翟弋在她身后紧张的盯着她的脚步,那表情就跟拆弹一样小心翼翼。
“哥,你干什么呢?呀,什么时候养了这么多花的?”
“嗯,快一个月了吧。”文景睁着眼睛说瞎话,看了看楚苏的肚子,责怪道:“以后说话别那么大声,小心吓着我外甥。”
“噗,你怎么跟翟弋一样啊,有那么夸张吗?”楚苏摸了摸肚子,一脸的小幸福,“回来之前我在军区医院检查过,孩子健康的很,你们这些大男人能别跟着瞎操心么?”
“我才不操心。”文景看了看楚苏身后的某人,乐了,道:“我说妹夫,你能不能先把你手上的东西放下?”

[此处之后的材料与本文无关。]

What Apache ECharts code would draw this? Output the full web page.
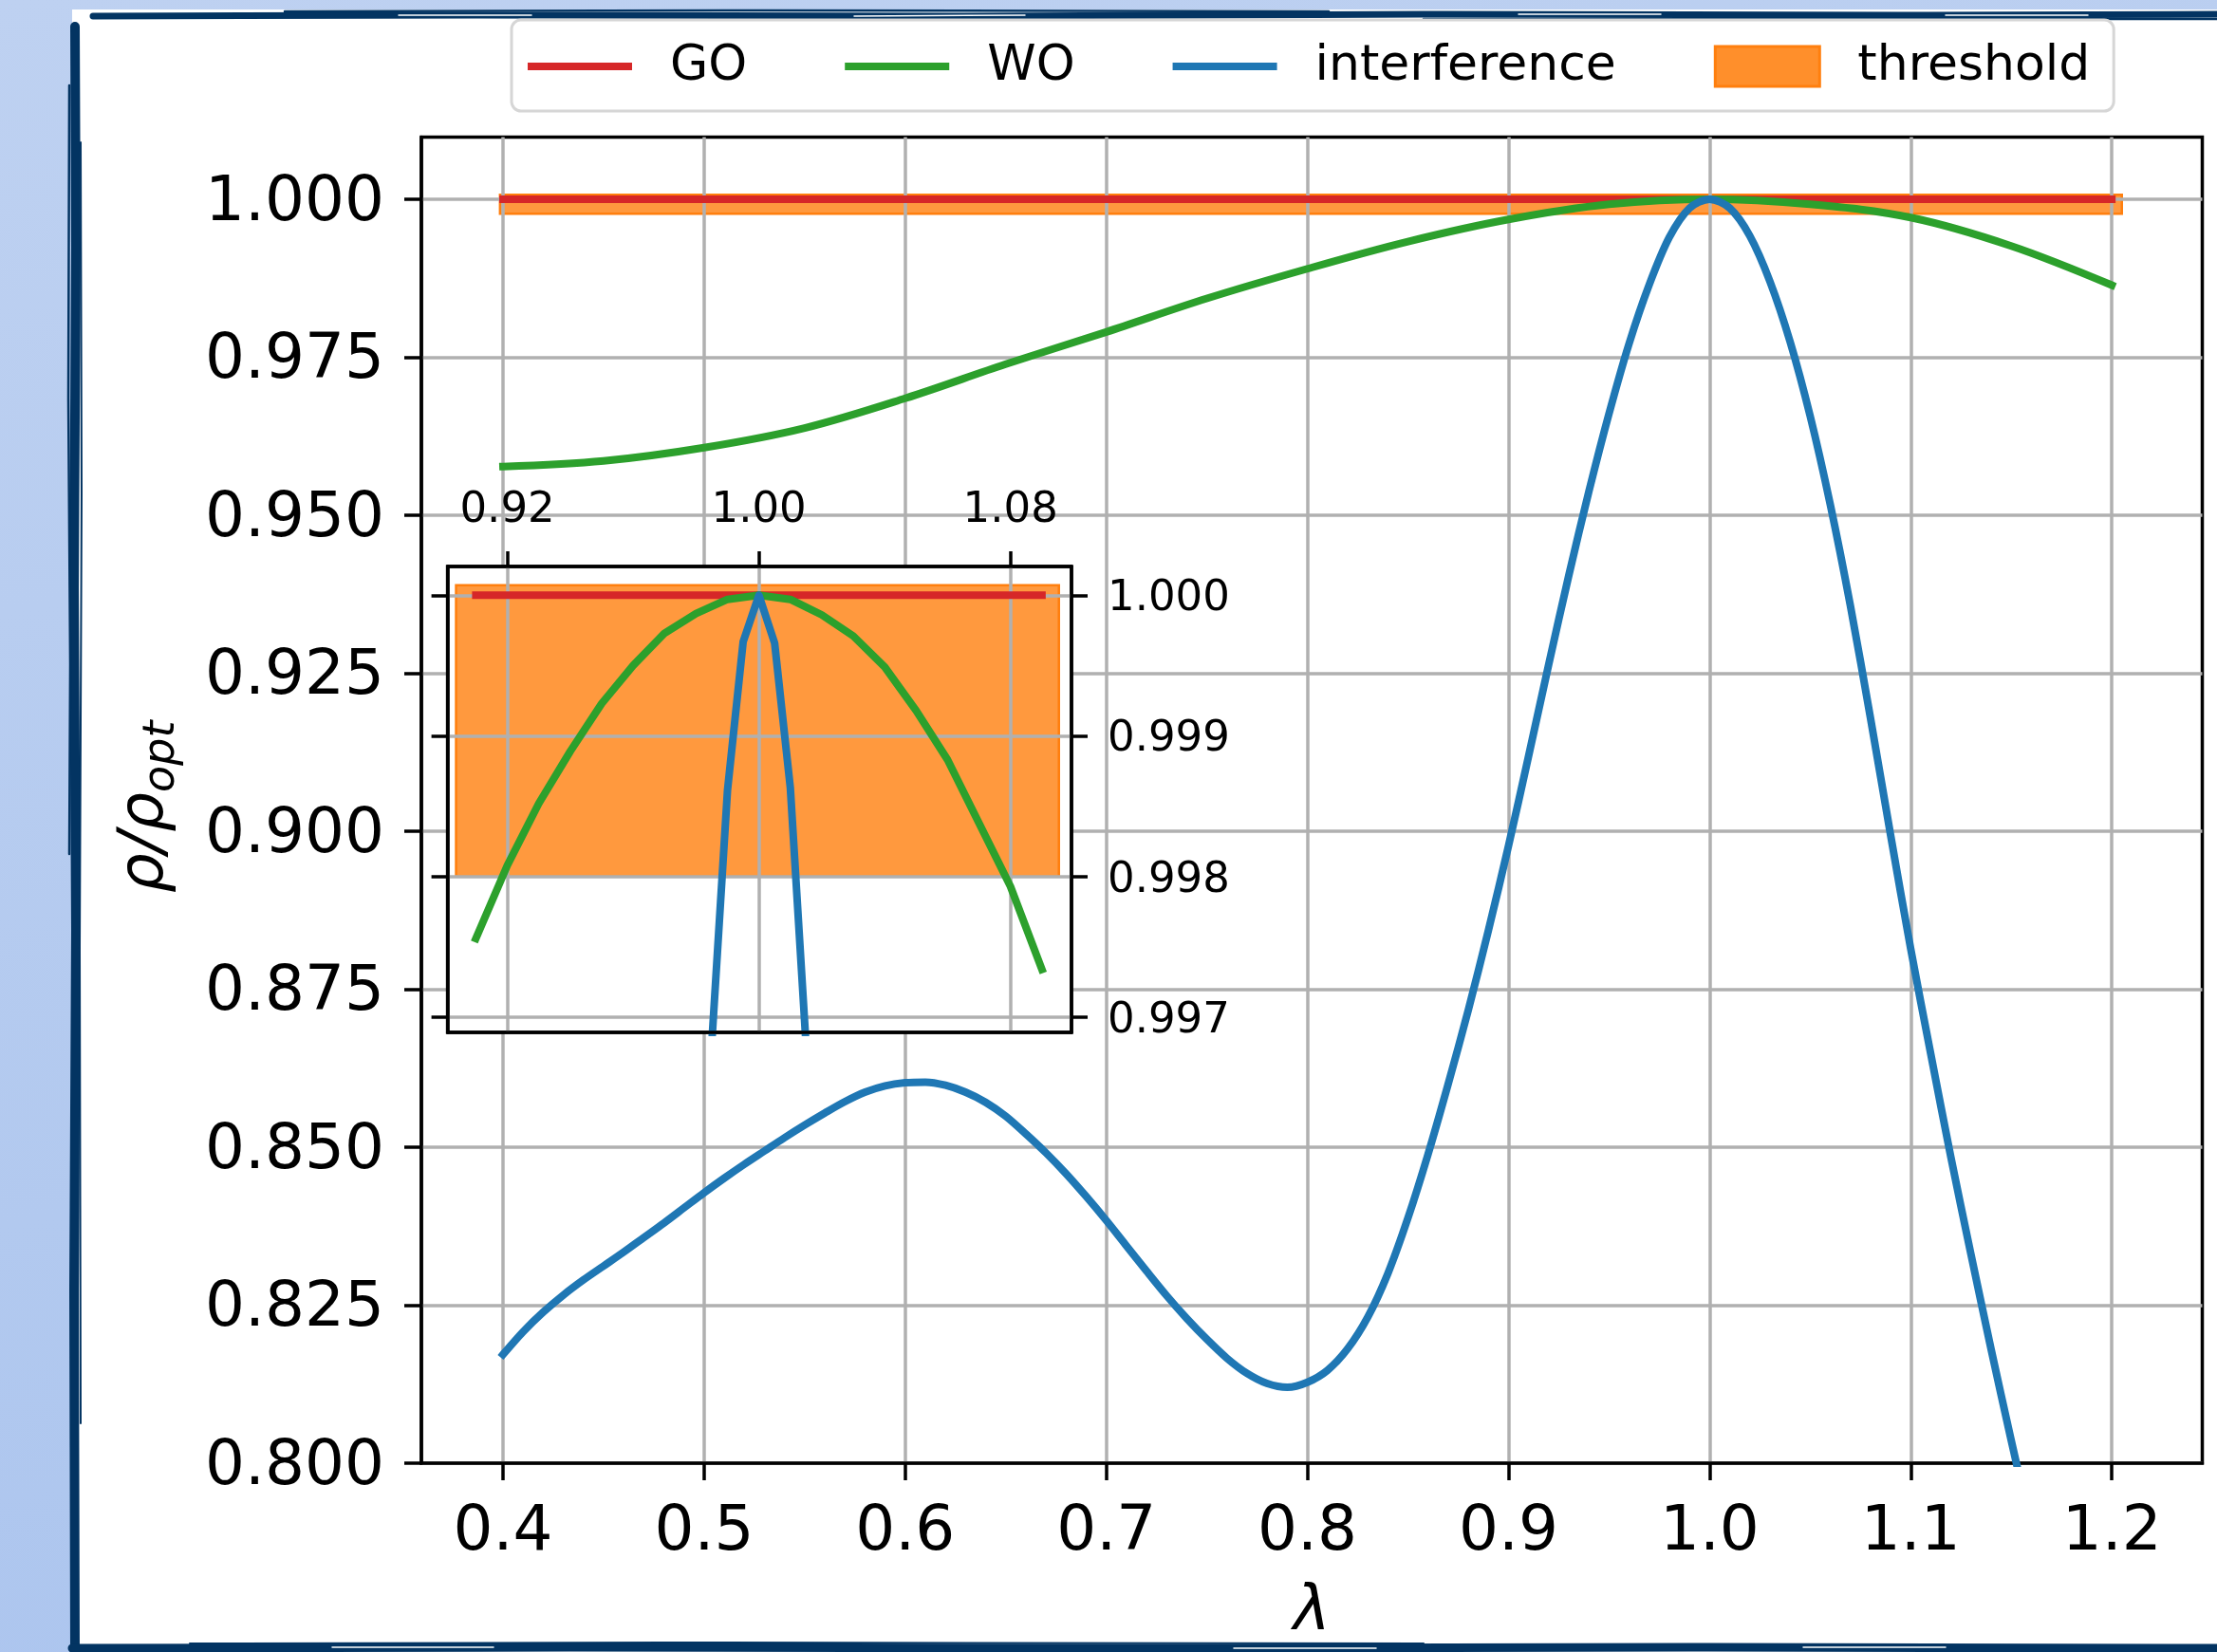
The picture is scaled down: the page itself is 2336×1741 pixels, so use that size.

楚苏转头一看,好嘛,翟弋手里的包包和带回来的东西都还没来得及放呢,真是无语。
翟弋不动声色,看了那些花一眼,“别浇了,再浇你那花就淹死了。”
文景低头一看,可不是么,可能卖花的老板昨天浇水了,文景这会儿这么一浇,尼玛水都溢出来了。
楚苏没想那么多,还嘲笑他哥:“你到底会不会养啊?这些小可爱这一个月是怎么活过来的,肯定水深火热吧?”
文景恼羞成怒:“走走走,谁让你来看的,我就喜欢浇水,怎么了?”
楚苏压低声音调侃:“老实交代,这花是彬哥在管着吧?一看你就不会养。”
文景假装没有听出楚苏话里的调侃,表情如常,“这花就是我养的,我这不还在学吗?”
“得,你养的,行了吧?”楚苏有一段儿没看见她哥了,这会儿凑近了一瞅,叫了起来:“哥,你怎么又黑了不少?你干啥呢?”
文景摸摸脸:“我黑了吗?最近天气挺好的,我没事儿就出去玩了两趟,跟人爬爬山,可能晒黑了吧。”
楚苏明显不信:“你年前不是恢复训练了吗?你最近没有继续训练?”
文景打死不承认,“没啊,年前那段儿我是陪叶锐训练呢,上面说你哥我还需要休养,罚我在家好好呆着,我最近除了爬山,哪里都没去,不信你问彬子。”
楚苏半信半疑,不过这段时间她打电话文景倒是都接了。